Re: Xcode-users Digest, Vol 9, Issue 157
Re: Xcode-users Digest, Vol 9, Issue 157
- Subject: Re: Xcode-users Digest, Vol 9, Issue 157
- From: Wade Tregaskis <email@hidden>
- Date: Thu, 22 Mar 2012 10:58:26 -0700
> Replying from personal email in the context of an Apple developer app getting blasted for lack of quality or bugs could be considered to be indicative of a lack of thought and professionalism. If you're someone who has been irked by some of these bugs, when you see devs replying from personal emails about fixing Xcode, it evokes all kinds of feelings of "no wonder this is so flaky."

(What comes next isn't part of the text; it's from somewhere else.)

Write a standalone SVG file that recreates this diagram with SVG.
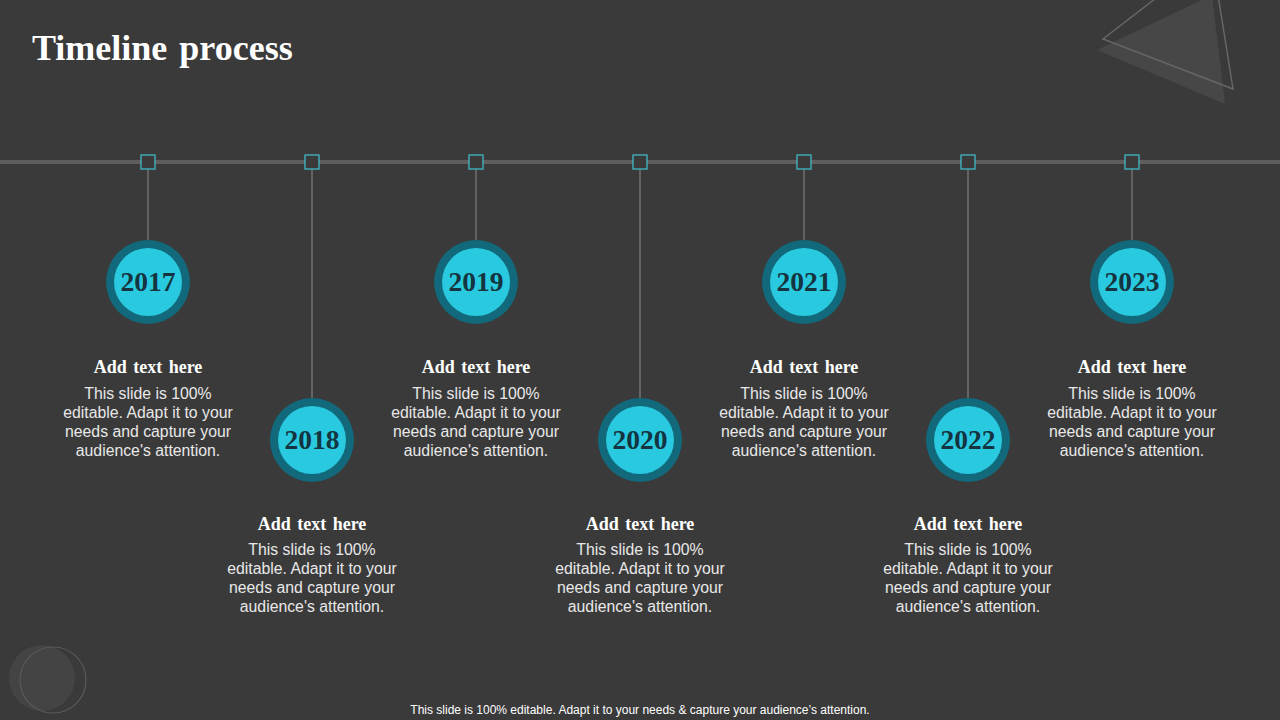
<svg xmlns="http://www.w3.org/2000/svg" width="1280" height="720" viewBox="0 0 1280 720">
<style>
.yr{font-family:"Liberation Serif",serif;font-weight:bold;font-size:27.5px;fill:#143440;text-anchor:middle}
.hd{font-family:"Liberation Serif",serif;font-weight:bold;font-size:18px;word-spacing:2px;fill:#ffffff;text-anchor:middle}
.bd{font-family:"Liberation Sans",Arial,sans-serif;font-size:15.8px;fill:#e8e8e8;text-anchor:middle}
.sq{fill:#3a3a3a;stroke:#3fc3d3;stroke-width:1.2}
.conn line{stroke:#8a8a8a;stroke-width:1}
.outer{fill:#11697b}
.inner{fill:#29c9e0}
</style>
<rect width="1280" height="720" fill="#3a3a3a"/>
<g id="decor">
<polygon points="1097,50 1212,-5 1225,104" fill="#474747"/>
<polygon points="1103,39 1160,-5 1218,-5 1233,89" fill="none" stroke="#666666" stroke-width="1.5"/>
<circle cx="42" cy="678" r="33" fill="#444444"/>
<circle cx="53" cy="680" r="33" fill="none" stroke="#595959" stroke-width="1.2"/>
</g>
<text x="32" y="60" font-family="Liberation Serif,serif" font-weight="bold" font-size="36" word-spacing="3" fill="#ffffff">Timeline process</text>
<g id="connectors" class="conn">
<line x1="0" y1="162" x2="1280" y2="162" style="stroke:#5e5e5e;stroke-width:4"/>
<line x1="148" y1="169" x2="148" y2="240"/>
<line x1="312" y1="169" x2="312" y2="398"/>
<line x1="476" y1="169" x2="476" y2="240"/>
<line x1="640" y1="169" x2="640" y2="398"/>
<line x1="804" y1="169" x2="804" y2="240"/>
<line x1="968" y1="169" x2="968" y2="398"/>
<line x1="1132" y1="169" x2="1132" y2="240"/>
</g>
<g id="markers">
<rect class="sq" x="141" y="155" width="14" height="14"/>
<rect class="sq" x="305" y="155" width="14" height="14"/>
<rect class="sq" x="469" y="155" width="14" height="14"/>
<rect class="sq" x="633" y="155" width="14" height="14"/>
<rect class="sq" x="797" y="155" width="14" height="14"/>
<rect class="sq" x="961" y="155" width="14" height="14"/>
<rect class="sq" x="1125" y="155" width="14" height="14"/>
</g>
<g id="node2017">
<circle class="outer" cx="148" cy="282" r="42"/><circle class="inner" cx="148" cy="282" r="34"/>
<text class="yr" x="148" y="291">2017</text>
<text class="hd" x="148" y="373">Add text here</text>
<text class="bd" x="148" y="399">This slide is 100%</text>
<text class="bd" x="148" y="418">editable. Adapt it to your</text>
<text class="bd" x="148" y="437">needs and capture your</text>
<text class="bd" x="148" y="456">audience's attention.</text>
</g>
<g id="node2018">
<circle class="outer" cx="312" cy="440" r="42"/><circle class="inner" cx="312" cy="440" r="34"/>
<text class="yr" x="312" y="449">2018</text>
<text class="hd" x="312" y="530">Add text here</text>
<text class="bd" x="312" y="555">This slide is 100%</text>
<text class="bd" x="312" y="574">editable. Adapt it to your</text>
<text class="bd" x="312" y="593">needs and capture your</text>
<text class="bd" x="312" y="612">audience's attention.</text>
</g>
<g id="node2019">
<circle class="outer" cx="476" cy="282" r="42"/><circle class="inner" cx="476" cy="282" r="34"/>
<text class="yr" x="476" y="291">2019</text>
<text class="hd" x="476" y="373">Add text here</text>
<text class="bd" x="476" y="399">This slide is 100%</text>
<text class="bd" x="476" y="418">editable. Adapt it to your</text>
<text class="bd" x="476" y="437">needs and capture your</text>
<text class="bd" x="476" y="456">audience's attention.</text>
</g>
<g id="node2020">
<circle class="outer" cx="640" cy="440" r="42"/><circle class="inner" cx="640" cy="440" r="34"/>
<text class="yr" x="640" y="449">2020</text>
<text class="hd" x="640" y="530">Add text here</text>
<text class="bd" x="640" y="555">This slide is 100%</text>
<text class="bd" x="640" y="574">editable. Adapt it to your</text>
<text class="bd" x="640" y="593">needs and capture your</text>
<text class="bd" x="640" y="612">audience's attention.</text>
</g>
<g id="node2021">
<circle class="outer" cx="804" cy="282" r="42"/><circle class="inner" cx="804" cy="282" r="34"/>
<text class="yr" x="804" y="291">2021</text>
<text class="hd" x="804" y="373">Add text here</text>
<text class="bd" x="804" y="399">This slide is 100%</text>
<text class="bd" x="804" y="418">editable. Adapt it to your</text>
<text class="bd" x="804" y="437">needs and capture your</text>
<text class="bd" x="804" y="456">audience's attention.</text>
</g>
<g id="node2022">
<circle class="outer" cx="968" cy="440" r="42"/><circle class="inner" cx="968" cy="440" r="34"/>
<text class="yr" x="968" y="449">2022</text>
<text class="hd" x="968" y="530">Add text here</text>
<text class="bd" x="968" y="555">This slide is 100%</text>
<text class="bd" x="968" y="574">editable. Adapt it to your</text>
<text class="bd" x="968" y="593">needs and capture your</text>
<text class="bd" x="968" y="612">audience's attention.</text>
</g>
<g id="node2023">
<circle class="outer" cx="1132" cy="282" r="42"/><circle class="inner" cx="1132" cy="282" r="34"/>
<text class="yr" x="1132" y="291">2023</text>
<text class="hd" x="1132" y="373">Add text here</text>
<text class="bd" x="1132" y="399">This slide is 100%</text>
<text class="bd" x="1132" y="418">editable. Adapt it to your</text>
<text class="bd" x="1132" y="437">needs and capture your</text>
<text class="bd" x="1132" y="456">audience's attention.</text>
</g>
<text x="640" y="714" font-family="Liberation Sans,Arial,sans-serif" font-size="12" fill="#ffffff" text-anchor="middle">This slide is 100% editable. Adapt it to your needs &amp; capture your audience’s attention.</text>
</svg>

Or it could be that precious few people in Apple's employment have "subscribe to and contribute to public developer mailing lists" as part of their job. When I worked in dev tools I monitored dozens of the public Apple mailing lists, and several other non-Apple ones, and that was in my own time. At least an hour a day. I replied from this same address I'm using now. Being subscribed in two places is redundant (and I already got several hundred messages a day from Apple-internal mailing lists as it was).
For all my misgivings about Apple's developer tools, I cannot fault the numerous engineers who volunteer their time to these lists. While I too find it confusing at first if someone posts as an Apple employee from a email@hidden address, it's easily clarified (though Apple employees doing so would be well-served to indicate they are as such, explicitly, if only to save time).
That all said, since approximately none of the Apple engineers posting to this list are authorised to or can claim to represent Apple officially, you should always take what they say as their opinions. So in that sense posting from their personal accounts is generally the wiser thing to do, for their own sakes.